# Jewelry Box



## nblumert (Oct 15, 2008)

My girlfriend wants a jewelry box that is inset in the wall between studs. I can build the box, make the trim, but I Dont know how it would open. By the picture she gave me, it looks almost like a regular interior door and hinges. Thats all well and good, but she wants the door to be a mirror. Obviously the door cant include the trim because it wouldn't allow the door to open. Any suggestions on how this can be done?
Nick


----------



## jredburn (Feb 20, 2011)

nblumert
European style hinges like those in your kitchen cabinets. Take the frame to a cabinet shop and have them drill the holes. Use a flat panel insert in the door and glue the mirror to it.
Regards
Joe


----------



## Capacity Workstation (Jun 6, 2011)

The only way I see it working is if the box was inset into the wall ass you said and the mirror and trim would swing open on hinges. It would be crazy hard to have the mirror open by it's self. You can get hinges that are hidden so you don't see them when the "door/mirror" is closed.

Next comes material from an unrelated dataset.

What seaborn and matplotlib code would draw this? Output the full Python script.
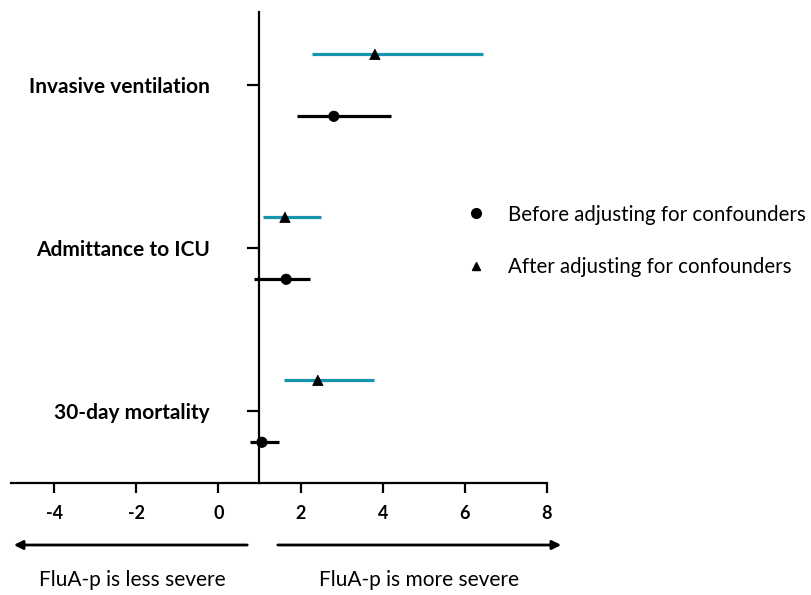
import numpy as np
import pandas as pd
import seaborn as sns
import matplotlib.pyplot as plt
from matplotlib.lines import Line2D

# Odds ratios with confidence intervals
outcomes = ['Invasive ventilation', 'Admittance to ICU', '30-day mortality']
before_est = [2.81, 1.65, 1.06]
before_lo = [1.92, 0.87, 0.77]
before_hi = [4.20, 2.23, 1.48]
after_est = [3.81, 1.62, 2.42]
after_lo = [2.28, 1.09, 1.60]
after_hi = [6.44, 2.50, 3.79]
x_ticks = [-4, -2, 0, 2, 4, 6, 8]

lab_before = 'Before adjusting for confounders'
lab_after = 'After adjusting for confounders'
teal = '#1795ad'

sns.set_style('white')
plt.rcParams['font.family'] = ['Lato', 'DejaVu Sans']
plt.rcParams['text.color'] = 'black'
plt.rcParams['xtick.color'] = 'black'
plt.rcParams['ytick.color'] = 'black'

pos = np.arange(len(outcomes))
df = pd.DataFrame({
    'outcome': outcomes * 2,
    'group': [lab_before] * 3 + [lab_after] * 3,
    'est': before_est + after_est,
    'lo': before_lo + after_lo,
    'hi': before_hi + after_hi,
    'y': list(pos + 0.19) + list(pos - 0.19),
})

fig = plt.figure(figsize=(8.11, 5.95), dpi=100)
ax = fig.add_axes([11 / 811, 112 / 595, 536 / 811, 471 / 595])

bef = df[df['group'] == lab_before]
aft = df[df['group'] == lab_after]
ax.hlines(aft['y'], aft['lo'], aft['hi'], color=teal, lw=2.3, zorder=2)
ax.hlines(bef['y'], bef['lo'], bef['hi'], color='black', lw=2.3, zorder=2)
sns.scatterplot(data=df, x='est', y='y', style='group',
                markers={lab_before: 'o', lab_after: '^'},
                color='black', edgecolor='black', s=55, legend=False,
                zorder=3, ax=ax)

# y axis sits at x = 1 (no effect)
for s in ['top', 'right']:
    ax.spines[s].set_visible(False)
ax.spines['left'].set_position(('data', 1))
for s in ['left', 'bottom']:
    ax.spines[s].set_linewidth(1.6)
    ax.spines[s].set_color('black')

ax.set_xlim(-5.05, 8.0)
ax.set_ylim(2.44, -0.45)
ax.set_xticks(x_ticks)
ax.set_xticklabels([str(t) for t in x_ticks], fontweight='bold', fontsize=13)
ax.set_yticks(pos)
ax.set_yticklabels(outcomes, fontweight='bold', fontsize=15)
ax.set_xlabel('')
ax.set_ylabel('')
ax.tick_params(axis='y', direction='out', length=9, width=1.6, pad=27, left=True)
ax.tick_params(axis='x', direction='out', length=7, width=1.6, pad=9, bottom=True)

handles = [
    Line2D([], [], ls='none', marker='o', color='black', markersize=7, label=lab_before),
    Line2D([], [], ls='none', marker='^', color='black', markersize=6, label=lab_after),
]
fig.legend(handles=handles, loc='center left', bbox_to_anchor=(437 / 811, 1 - 241 / 595),
           frameon=False, fontsize=14.8, labelspacing=1.6, handletextpad=0.55)

# direction arrows under the axis
ax.annotate('', xy=(11 / 811, 1 - 545 / 595), xytext=(250 / 811, 1 - 545 / 595),
            xycoords='figure fraction', textcoords='figure fraction',
            arrowprops=dict(arrowstyle='-|>', color='black', lw=2, mutation_scale=13))
ax.annotate('', xy=(564 / 811, 1 - 545 / 595), xytext=(275 / 811, 1 - 545 / 595),
            xycoords='figure fraction', textcoords='figure fraction',
            arrowprops=dict(arrowstyle='-|>', color='black', lw=2, mutation_scale=13))
fig.text(132 / 811, 1 - 580 / 595, 'FluA-p is less severe', ha='center', va='center', fontsize=15)
fig.text(419 / 811, 1 - 580 / 595, 'FluA-p is more severe', ha='center', va='center', fontsize=15)

fig.savefig('out.png', dpi=100)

if I were building it, I would insist on "Soft Close" hinges.
That way if she was in a rush and closed the mirror door too hard, it would never slam against the wall and break the mirror.

These are just my thoughts though.
I look forward to seeing some pictures when it's done.

Cheers.


----------



## GeorgeC (Jul 30, 2008)

I would purchase a wall safe  WALL SAFE  and mount it between the studs. Then I would make or purchase a picture framed mirror and mount that on hinges over the safe.

George


----------



## Capacity Workstation (Jun 6, 2011)

GeorgeC said:


> I would purchase a wall safe  WALL SAFE  and mount it between the studs. Then I would make or purchase a picture framed mirror and mount that on hinges over the safe.
> 
> George


I must've mis-understood your original post. I did realize that it was going to be a wall safe to prevent burglars from stealing. 

I also thought, from you're original post, that you were actually going to build her a jewelry box, instead of installing a safe. 

In that case, there are many ways to to this, but the same thing applies, I would have the mirror and trim open as the door, with some hinges that you don't really see when it is closed.

Good luck with the install.


----------



## nblumert (Oct 15, 2008)

It's not going to be a safe. It's just going to be built into the wall like a safe would be. I made the box and the moulding, but I am still having issues with installing hinges on it so that the mirror would line up with the moulding and not protrude past it. I hope that makes some sense.
Nick


----------